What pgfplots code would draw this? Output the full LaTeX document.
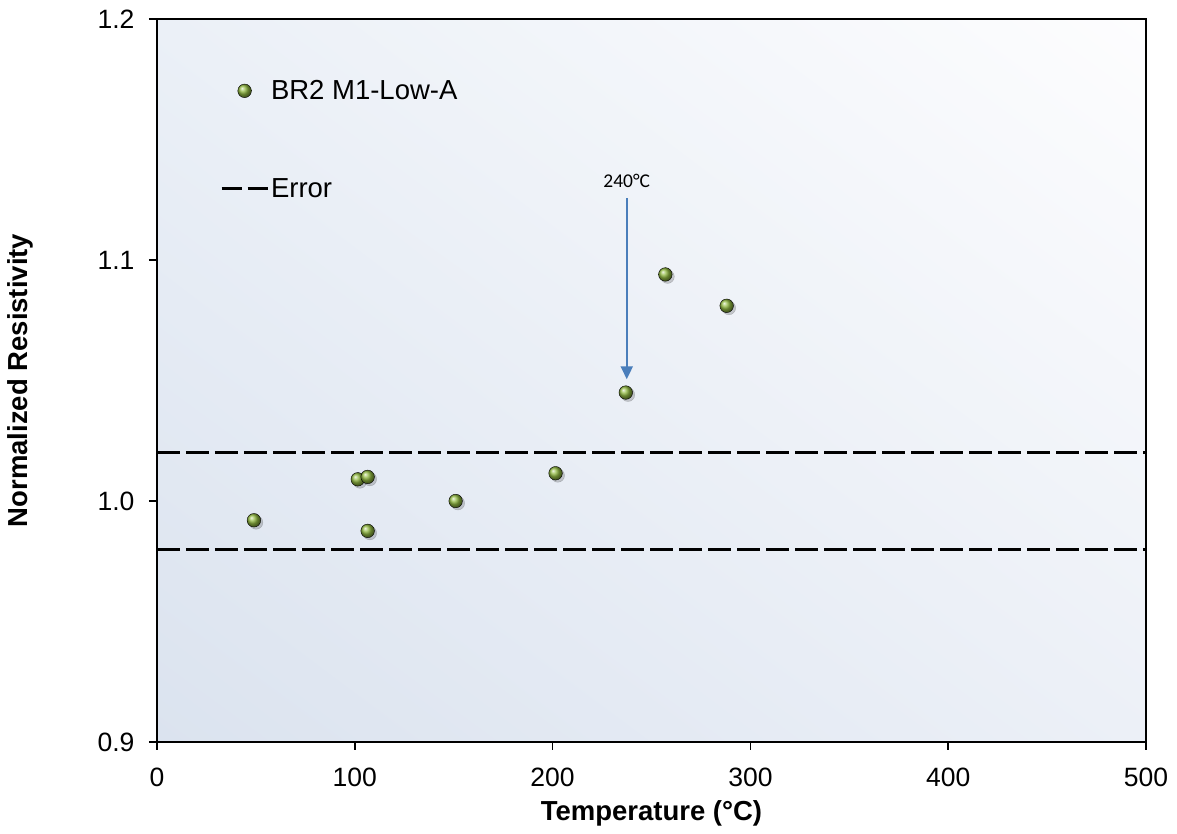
\documentclass[border=0pt]{standalone}
\usepackage{pgfplots}
\pgfplotsset{compat=1.18}
\usepackage{fontspec}
\setmainfont{Liberation Sans}
\newfontfamily\calibri{Carlito}
\usetikzlibrary{arrows.meta,calc,shadings}
\definecolor{bgll}{RGB}{219,227,239}
\definecolor{bgul}{RGB}{235,240,247}
\definecolor{bglr}{RGB}{236,240,247}
\definecolor{bgur}{RGB}{253,253,254}
\definecolor{ballg}{RGB}{145,185,65}
\definecolor{arrowblue}{RGB}{74,126,187}
\begin{document}
\begin{tikzpicture}
\begin{axis}[
  name=ax,
  scale only axis,
  width=989pt, height=723pt,
  xmin=0, xmax=500, ymin=0.9, ymax=1.2,
  xtick={0,100,...,500}, ytick={0.9,1.0,1.1,1.2},
  /pgf/number format/assume math mode=true,
  tick label style={font=\fontsize{26.5}{30}\selectfont},
  xticklabel style={yshift=-14pt},
  yticklabel style={xshift=-11pt},
  y tick label style={/pgf/number format/.cd,fixed,fixed zerofill,precision=1},
  xtick pos=bottom, ytick pos=left,
  tick align=outside, major tick length=8pt,
  every tick/.style={black, line width=1.6pt},
  axis line style={black, line width=2pt},
  axis background/.style={shade, lower left=bgll, upper left=bgul, lower right=bglr, upper right=bgur},
  xlabel={\textbf{Temperature (°C)}},
  ylabel={\textbf{Normalized Resistivity}},
  label style={font=\fontsize{27.5}{31}\selectfont},
  xlabel style={yshift=-7pt},
  ylabel style={yshift=58pt},
  legend style={draw=none, fill=none, at={(rel axis cs:0.0637,0.918)}, anchor=north west,
    font=\fontsize{27.5}{31}\selectfont, row sep=73pt, cells={anchor=west},
    inner sep=0pt},
  clip=false,
]
% shadows of the markers
\addplot[only marks, mark=*, mark size=6.8pt, forget plot,
  mark options={draw=none, fill=black, opacity=0.18, xshift=2.2pt, yshift=-2.2pt}]
  coordinates {(49,0.992)(101.5,1.009)(106.5,1.010)(106.5,0.9876)(151,1.000)(201.5,1.0115)(237,1.045)(257,1.094)(288,1.081)};
\addplot[only marks, mark=ball, mark size=6.8pt, mark options={ball color=ballg},
  legend image code/.code={\draw[mark=ball,mark size=6.8pt,mark options={ball color=ballg}] plot coordinates {(23pt,0pt)};}]
  coordinates {(49,0.992)(101.5,1.009)(106.5,1.010)(106.5,0.9876)(151,1.000)(201.5,1.0115)(237,1.045)(257,1.094)(288,1.081)};
\addlegendentry{BR2 M1-Low-A}
\addplot[black, line width=2.8pt, dash pattern=on 23pt off 6pt, mark=none,
  legend image code/.code={\draw[black, line width=2.8pt, dash pattern=on 20pt off 6pt] (0pt,0pt) -- (46pt,0pt);}]
  coordinates {(0,1.02)(500,1.02)};
\addlegendentry{Error}
\addplot[black, line width=2.8pt, dash pattern=on 23pt off 6pt, mark=none, forget plot]
  coordinates {(0,0.98)(500,0.98)};
\draw[arrowblue, line width=2pt, -{Triangle[length=13pt,width=12pt]}] (axis cs:237.5,1.1257) -- (axis cs:237.5,1.0505);
\node[font=\calibri\fontsize{19.5}{22}\selectfont] at (axis cs:237.5,1.1328) {240°C};
\end{axis}
\path[use as bounding box] ($(ax.south west)+(-157pt,-92pt)$) rectangle ($(ax.north east)+(31pt,19pt)$);
\end{tikzpicture}
\end{document}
###
Goal
Pictures are to be left out; repeat all the remaining data exactly.

Solution to the exercise
What pgfplots code would draw this? Output the full LaTeX document.
\documentclass[border=0pt]{standalone}
\usepackage{pgfplots}
\pgfplotsset{compat=1.18}
\usepackage{fontspec}
\setmainfont{Liberation Sans}
\newfontfamily\calibri{Carlito}
\usetikzlibrary{arrows.meta,calc,shadings}
\definecolor{bgll}{RGB}{219,227,239}
\definecolor{bgul}{RGB}{235,240,247}
\definecolor{bglr}{RGB}{236,240,247}
\definecolor{bgur}{RGB}{253,253,254}
\definecolor{ballg}{RGB}{145,185,65}
\definecolor{arrowblue}{RGB}{74,126,187}
\begin{document}
\begin{tikzpicture}
\begin{axis}[
  name=ax,
  scale only axis,
  width=989pt, height=723pt,
  xmin=0, xmax=500, ymin=0.9, ymax=1.2,
  xtick={0,100,...,500}, ytick={0.9,1.0,1.1,1.2},
  /pgf/number format/assume math mode=true,
  tick label style={font=\fontsize{26.5}{30}\selectfont},
  xticklabel style={yshift=-14pt},
  yticklabel style={xshift=-11pt},
  y tick label style={/pgf/number format/.cd,fixed,fixed zerofill,precision=1},
  xtick pos=bottom, ytick pos=left,
  tick align=outside, major tick length=8pt,
  every tick/.style={black, line width=1.6pt},
  axis line style={black, line width=2pt},
  axis background/.style={shade, lower left=bgll, upper left=bgul, lower right=bglr, upper right=bgur},
  xlabel={\textbf{Temperature (°C)}},
  ylabel={\textbf{Normalized Resistivity}},
  label style={font=\fontsize{27.5}{31}\selectfont},
  xlabel style={yshift=-7pt},
  ylabel style={yshift=58pt},
  legend style={draw=none, fill=none, at={(rel axis cs:0.0637,0.918)}, anchor=north west,
    font=\fontsize{27.5}{31}\selectfont, row sep=73pt, cells={anchor=west},
    inner sep=0pt},
  clip=false,
]
% shadows of the markers
\addplot[only marks, mark=*, mark size=6.8pt, forget plot,
  mark options={draw=none, fill=black, opacity=0.18, xshift=2.2pt, yshift=-2.2pt}]
  coordinates {(49,0.992)(101.5,1.009)(106.5,1.010)(106.5,0.9876)(151,1.000)(201.5,1.0115)(237,1.045)(257,1.094)(288,1.081)};
\addplot[only marks, mark=ball, mark size=6.8pt, mark options={ball color=ballg},
  legend image code/.code={\draw[mark=ball,mark size=6.8pt,mark options={ball color=ballg}] plot coordinates {(23pt,0pt)};}]
  coordinates {(49,0.992)(101.5,1.009)(106.5,1.010)(106.5,0.9876)(151,1.000)(201.5,1.0115)(237,1.045)(257,1.094)(288,1.081)};
\addlegendentry{BR2 M1-Low-A}
\addplot[black, line width=2.8pt, dash pattern=on 23pt off 6pt, mark=none,
  legend image code/.code={\draw[black, line width=2.8pt, dash pattern=on 20pt off 6pt] (0pt,0pt) -- (46pt,0pt);}]
  coordinates {(0,1.02)(500,1.02)};
\addlegendentry{Error}
\addplot[black, line width=2.8pt, dash pattern=on 23pt off 6pt, mark=none, forget plot]
  coordinates {(0,0.98)(500,0.98)};
\draw[arrowblue, line width=2pt, -{Triangle[length=13pt,width=12pt]}] (axis cs:237.5,1.1257) -- (axis cs:237.5,1.0505);
\node[font=\calibri\fontsize{19.5}{22}\selectfont] at (axis cs:237.5,1.1328) {240°C};
\end{axis}
\path[use as bounding box] ($(ax.south west)+(-157pt,-92pt)$) rectangle ($(ax.north east)+(31pt,19pt)$);
\end{tikzpicture}
\end{document}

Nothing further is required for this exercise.